Granite is a web development framework for Node.js. The focus of the framework is providing the foundation for building enterprise level applications and services. This is achieved by providing the well designed OOP architecture with solid structural and behavioral guidelines and enforcements. Granite takes it seriously, therefore provides an out of the box support for the broad spectrum of service lifecycle management techniques that allows to bundle each service with things like documentation, testing and a slew of other aspects. This unique architecture outlines services as the primary entities that encompass not only the service implementation but also all the things that come with it, such as documentation, tests and so on. These things are well integrated with the framework which allows for a very rapid creation of extremely well designed and well decoupled services with a rock solid architecture. Granite also bundles some unique approaches and systems, such as the class composition system along with a unique, code driven approach for crafting UI/UX interfaces.
##Concepts The Granite framework is built around the concept of being entirely code driven. That means it diverts from the modern ideas of heavily using markup languages and declarative techniques, such as HTML, CSS, QML and other of a kind. Instead, it provides a powerful foundation for expressing everything in terms of coding, objects and events in an asynchronous fashion, mostly, in order to match the Node.js idioms. The Granite was engineered for perfectly matching the one-man-show scenario, when one or more programmers have to do the job of an entire team. The framework provides a unique way of the client/server site integration that allows for entirely transparent data, event and code passing. The overall architecture of Granite makes it perfect for engineers. Granite makes hard emphasis on the decomposed objective architecture in order to provide enterprise level design and make the factor of the reusable code sky high. It also embeds or provides support for the community standard sort of toolkits, such as NPM and Bower package managers.
##Highlights In this paragraph we will give you a brief overview of the features that make Granite what it is. Most of the highlights will refer to the files containing source code, either as a part of implementation or as a usage example; please bear with us on this one, as it is the most up-to-date sort of documentation that we have, due to the fact that our project is young and its design changes and evolves rapidly. Below follows a bullet-list of highlights currently implemented. We also strongly encourage you to browse over the project source codes and discover more pieces there, ones that haven't been documented yet. Use http://ts33kr.github.io/granite for browsing.

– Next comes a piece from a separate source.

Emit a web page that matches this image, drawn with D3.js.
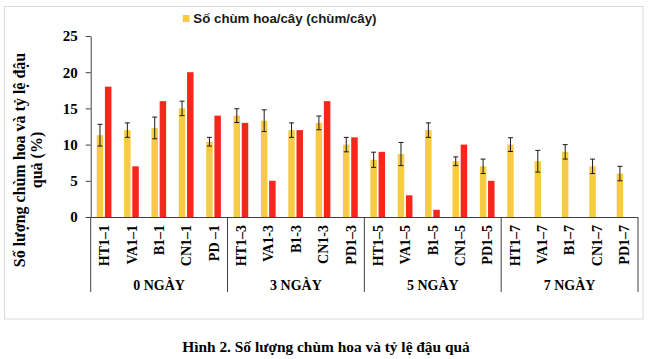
<!DOCTYPE html>
<html><head><meta charset="utf-8">
<script src="https://cdn.jsdelivr.net/npm/d3@7"></script>
<style>body{margin:0;background:#fff}svg{display:block}</style>
</head><body>
<svg id="c" width="650" height="359"></svg>
<script>
const categories = ["HT1–1","VA1–1","B1–1","CN1–1","PD –1",
  "HT1–3","VA1-3","B1-3","CN1-3","PD1–3",
  "HT1–5","VA1–5","B1–5","CN1–5","PD1–5",
  "HT1–7","VA1–7","B1–7","CN1–7","PD1–7"];
const groups = ["0 NGÀY","3 NGÀY","5 NGÀY","7 NGÀY"];
const groupSize = 5;
const flowerClusters = [11.3,12,12.3,15,10.4, 14,13.3,12,13,10, 7.9,8.7,12,7.7,7, 10,7.7,9,7,6];
const flowerErr = [1.5,1,1.5,1,0.6, 0.95,1.5,1,0.95,1, 1.05,1.6,1,0.6,1, 0.95,1.5,1,1,1];
const fruitSet = [18,7,16,20,14, 13,5,12,16,11, 9,3,1,10,5, null,null,null,null,null];
const yTicks = [0,5,10,15,20,25];
const legendLabel = "Số chùm hoa/cây (chùm/cây)";
const yTitle = ["Số lượng chùm hoa và tỷ lệ đậu","quả (%)"];
const caption = "Hình 2. Số lượng chùm hoa và tỷ lệ đậu quả";

const svg = d3.select("#c");
const serif = "'Liberation Serif','Times New Roman',serif";
const sans = "'Liberation Sans',Arial,sans-serif";
const yellow = "#F8CB45", red = "#F5271B";

// frame
svg.append("rect").attr("x",4.5).attr("y",6.5).attr("width",638.5).attr("height",312.5)
  .attr("fill","#fff").attr("stroke","#d9d9d9");

const x = d3.scaleBand().domain(categories).range([90.7,638]).paddingInner(0).paddingOuter(0);
const y = d3.scaleLinear().domain([0,25]).range([217,36]);
const bw = 6.5;

// y axis
const ya = svg.append("g").attr("transform","translate(90.7,0)")
  .call(d3.axisLeft(y).tickValues(yTicks).tickSize(5).tickSizeOuter(0).tickPadding(8));
ya.select(".domain").attr("stroke","#404040");
ya.selectAll(".tick line").attr("stroke","#404040");
ya.selectAll("text").attr("font-family",serif).attr("font-weight","bold")
  .attr("font-size",15).attr("fill","#000");

// bars
const idx = d3.range(categories.length);
svg.append("g").selectAll("rect").data(idx).join("rect")
  .attr("x",i=>x(categories[i])+x.bandwidth()/2-4.4-bw/2)
  .attr("y",i=>y(flowerClusters[i]))
  .attr("width",bw).attr("height",i=>y(0)-y(flowerClusters[i]))
  .attr("fill",yellow);
svg.append("g").selectAll("rect").data(idx.filter(i=>fruitSet[i]!=null)).join("rect")
  .attr("x",i=>x(categories[i])+x.bandwidth()/2+3.8-bw/2)
  .attr("y",i=>y(fruitSet[i]))
  .attr("width",bw).attr("height",i=>y(0)-y(fruitSet[i]))
  .attr("fill",red);

// error bars
const eg = svg.append("g").attr("stroke","#1a1a1a").attr("stroke-width",1);
idx.forEach(i=>{
  const cx = x(categories[i])+x.bandwidth()/2-4.4;
  const hi = y(flowerClusters[i]+flowerErr[i]), lo = y(flowerClusters[i]-flowerErr[i]);
  eg.append("line").attr("x1",cx).attr("x2",cx).attr("y1",hi).attr("y2",lo);
  eg.append("line").attr("x1",cx-2.5).attr("x2",cx+2.5).attr("y1",hi).attr("y2",hi);
  eg.append("line").attr("x1",cx-2.5).attr("x2",cx+2.5).attr("y1",lo).attr("y2",lo);
});

// x axis line & group separators
const xl = svg.append("g").attr("stroke","#404040").attr("stroke-width",1);
xl.append("line").attr("x1",90.7).attr("x2",638).attr("y1",y(0)+0.5).attr("y2",y(0)+0.5);
d3.range(groups.length+1).forEach(g=>{
  const gx = g<groups.length ? x(categories[g*groupSize]) : x(categories[categories.length-1])+x.bandwidth();
  xl.append("line").attr("x1",gx).attr("x2",gx).attr("y1",y(0)).attr("y2",292);
});

// category labels
svg.append("g").selectAll("text").data(categories).join("text")
  .attr("transform",d=>`translate(${x(d)+x.bandwidth()/2},225) rotate(-90)`)
  .attr("text-anchor","end").attr("dy","0.35em")
  .attr("font-family",serif).attr("font-weight","bold").attr("font-size",14).attr("fill","#000")
  .text(d=>d);

// group labels
svg.append("g").selectAll("text").data(groups).join("text")
  .attr("x",(d,g)=>{
    const a = x(categories[g*groupSize]);
    const b = x(categories[g*groupSize+groupSize-1])+x.bandwidth();
    return (a+b)/2;
  })
  .attr("y",290).attr("text-anchor","middle")
  .attr("font-family",serif).attr("font-weight","bold").attr("font-size",14).attr("fill","#000")
  .text(d=>d);

// y title
const yt = svg.append("text").attr("transform","translate(25,160) rotate(-90)")
  .attr("text-anchor","middle").attr("font-family",serif).attr("font-weight","bold")
  .attr("font-size",16).attr("fill","#000");
yTitle.forEach((t,k)=>yt.append("tspan").attr("x",0).attr("dy",k===0?0:"1.05em").text(t));

// legend
svg.append("rect").attr("x",182.7).attr("y",15).attr("width",6.8).attr("height",7).attr("fill",yellow);
svg.append("text").attr("x",193.3).attr("y",23.2).attr("font-family",sans).attr("font-weight","bold")
  .attr("font-size",13.3).attr("fill","#1a1a1a").text(legendLabel);

// caption
svg.append("text").attr("x",326).attr("y",352).attr("text-anchor","middle")
  .attr("font-family",serif).attr("font-weight","bold").attr("font-size",15.4).attr("fill","#000")
  .text(caption);
</script>
</body></html>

- Entire code base is written in CoffeeScript with strong OOP; 100% coverage with docs
- Highly advanced JS code emission, translation, transitioning and optimization platform
- Strong OOP model with the unique, dynamic and controlled multiple inheritance approach
- Advanced, composable architecture with high factor of code reuse, employing SOA paradigm
- Natively keeping client-side and server-side code within same class, as normal methods
- Bi-directional, real-time communication channel; entirely transparent, as method calls
- Strong layer for implementing conventional application APIs with HTTP and REST, and more
- Load balancing, with the sticky sessions, provided out-of-the box and immediatelly there
- Real clustering across machines and networks; masters/slaves can come and go in any order
- Scalability technologies, such as clustering and load balancing require no configuration
- Solid architecture for deining services with client & server complements and interactions
- Embedded support for automatic usage of Bower packages on an isolated, per-service basis
- Unified configuration system, with scopes, shipped out-of-the box and used internally too
- Support Mongo as mix-in service component, with zero-to-indefinite configuration approach
- Support Redis as mix-in service component, with zero-to-indefinite configuration approach
- Configurable error recovery, including an automatic rebooting of a failed node, et cetera
- Built-in memory node with a configurable limit, that reboots node if memory gets exceeded
- Localization and translation toolkit shipped out-of-the box, using YAML to store messages
- The 18n toolkit is equally available on server and client; can use many tables per service
- Centralized across entire application (all nodes) event bus; persisting history to Mongo
##Disclaimer Before considering using Granite framework, you should be well aware of some of the specifics regarding its usage. The first and foremost is the fact that Granite design and architecture is fluctuating at a very rapid rate. In order to achieve the clean and effective design we change different aspects of the architecture and experimentally verify the viability of one or another approach. For this very reason the framework is not covered by any tests at the time of writing this. But rest assured, once the architecture is solid enough, framework will be covered with all sorts of test cases that ensure its internal integrity. One other thing to consider is that you must be prepared to traverse the framework code in order to discover functionality and a way of usage. The entire code base is 100% documented. But materials targeted towards the end users, such as user guide or manual are not there just yet. So you have to be ready to go digging deep into code. What should be also mentioned is that framework is under the active development and we would appreciate the feedback very much. So you can always count on a friendly support ready to give you a hand with it!